As of publishing, Bitcoin is nearing $22,000 and continuously breaking new records after first revisiting the 2017-high of around $20,000 in November.
And as institutional investors continue piling in – most recently, American insurance giant MassMutual added $100 million of investments into Bitcoin – major cryptocurrencies are increasingly gaining mainstream adoption, most notably in the high tech region of Asia.
In addition to OSL’s launch in Hong Kong and DBS’s launch in Singapore – a rapidly emerging crypto leader worldwide – there are players in other markets that are rapidly making inroads into the nascent asset class.
Japan, another serious contender, is also accelerating its efforts with local financial giant SBI taking the lead.

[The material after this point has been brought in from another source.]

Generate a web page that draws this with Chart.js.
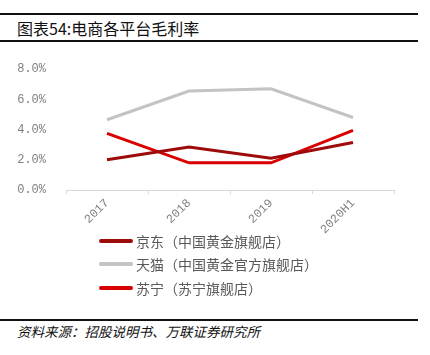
<!DOCTYPE html>
<html>
<head>
<meta charset="utf-8">
<script src="https://cdn.jsdelivr.net/npm/chart.js@4"></script>
<style>
  html, body { margin: 0; padding: 0; background: #fff; }
  #page { position: relative; width: 430px; height: 355px; overflow: hidden; font-family: "Noto Sans CJK SC", sans-serif; }
  .rule { position: absolute; left: 0; width: 418px; height: 2px; background: #111; }
  #title { position: absolute; left: 17px; top: 18px; font-size: 16px; line-height: 20px; color: #111; }
  #source { position: absolute; left: 17px; top: 322px; font-size: 13.5px; line-height: 18px; color: #111; font-style: italic; }
  #chart-wrap { position: absolute; left: 0; top: 50px; width: 430px; height: 190px; }
  #legend { position: absolute; left: 99px; top: 229px; }
  .item { display: flex; align-items: center; height: 23.5px; font-size: 14px; color: #595959; }
  .swatch { width: 34px; height: 4px; border-radius: 2px; margin-right: 3px; }
</style>
</head>
<body>
<div id="page">
  <div class="rule" style="top:13px"></div>
  <div id="title">图表54:电商各平台毛利率</div>
  <div class="rule" style="top:40px"></div>
  <div id="chart-wrap"><canvas id="chart"></canvas></div>
  <div id="legend"></div>
  <div class="rule" style="top:319px"></div>
  <div id="source">资料来源：招股说明书、万联证券研究所</div>
</div>
<script>
// categories and series (gross margin, %)
const categories = ['2017', '2018', '2019', '2020H1']
const jdValues = [2.0, 2.85, 2.1, 3.15]
const tmallValues = [4.65, 6.55, 6.7, 4.8]
const suningValues = [3.75, 1.8, 1.8, 3.95]
const seriesNames = ['京东（中国黄金旗舰店）', '天猫（中国黄金官方旗舰店）', '苏宁（苏宁旗舰店）']
const yTicks = [0, 2, 4, 6, 8]

const colors = ['#9e0b0b', '#c3c3c3', '#d80000']
const tickFont = { family: '"Liberation Mono", monospace', size: 12 }

const datasets = [jdValues, tmallValues, suningValues].map((values, i) => ({
  label: seriesNames[i],
  data: values,
  borderColor: colors[i],
  backgroundColor: colors[i],
  borderWidth: 3,
  pointRadius: 0,
  tension: 0,
  fill: false
}))

const chart = new Chart(document.getElementById('chart'), {
  type: 'line',
  data: { labels: categories, datasets },
  options: {
    responsive: true,
    maintainAspectRatio: false,
    animation: false,
    layout: { padding: { top: 17, right: 36, left: 0, bottom: 0 } },
    plugins: { legend: { display: false }, tooltip: { enabled: false } },
    scales: {
      x: {
        offset: true,
        grid: { display: true, offset: true, drawOnChartArea: false, tickLength: 4, color: '#d9d9d9' },
        border: { display: true, color: '#d9d9d9', width: 1 },
        ticks: { color: '#7f7f7f', font: tickFont, minRotation: 45, maxRotation: 45, padding: 2 },
        afterFit: (scale) => { scale.height = 50 }
      },
      y: {
        min: 0,
        max: 8,
        grid: { display: false },
        border: { display: false },
        afterBuildTicks: (scale) => { scale.ticks = yTicks.map(v => ({ value: v })) },
        ticks: {
          color: '#7f7f7f',
          font: tickFont,
          padding: 12,
          callback: (v) => v.toFixed(1) + '%'
        },
        afterFit: (scale) => { scale.width = 66 }
      }
    }
  }
})

// vertical legend built from the chart's datasets
const legend = document.getElementById('legend')
chart.data.datasets.forEach(ds => {
  const item = document.createElement('div')
  item.className = 'item'
  const sw = document.createElement('span')
  sw.className = 'swatch'
  sw.style.background = ds.borderColor
  const txt = document.createElement('span')
  txt.textContent = ds.label
  item.appendChild(sw)
  item.appendChild(txt)
  legend.appendChild(item)
})
</script>
</body>
</html>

SBI has made a series of crypto moves recently including a planned 2022 launch of a digital exchange with Switzerland’s SIX, a partnership with Ripple and, most recently, the acquisition of U.K.-based cryptocurrency trading firm B2C2.
The region is also home to South Korea, one of the major initial adopters, and India – since its central bank lifted a crypto ban earlier this year, volumes have surged 87 and the country has surpassed China several days ago as the leader in peer-to-peer trading volume, according to Arcane Research.
Decentralized currencies aside, the region is also a leader in developing central banking digital currencies (CBDC), most notably in China where the digital yuan continues to undergo testing, most recently through trial retail usage via e-commerce platform JD.com.
While some see CBDCs will act as direct competitors to cryptocurrencies, other onlookers believe that the growth of the former will further also drive the adoption of the latter.
«CBDCs will significantly enhance the interoperability of cryptocurrencies,» said Oki Matsumoto head of Monex Group, one of the largest crypto exchanges in Japan, which itself is simultaneously developing its own CBDC. «It would make the cryptocurrency market more lively.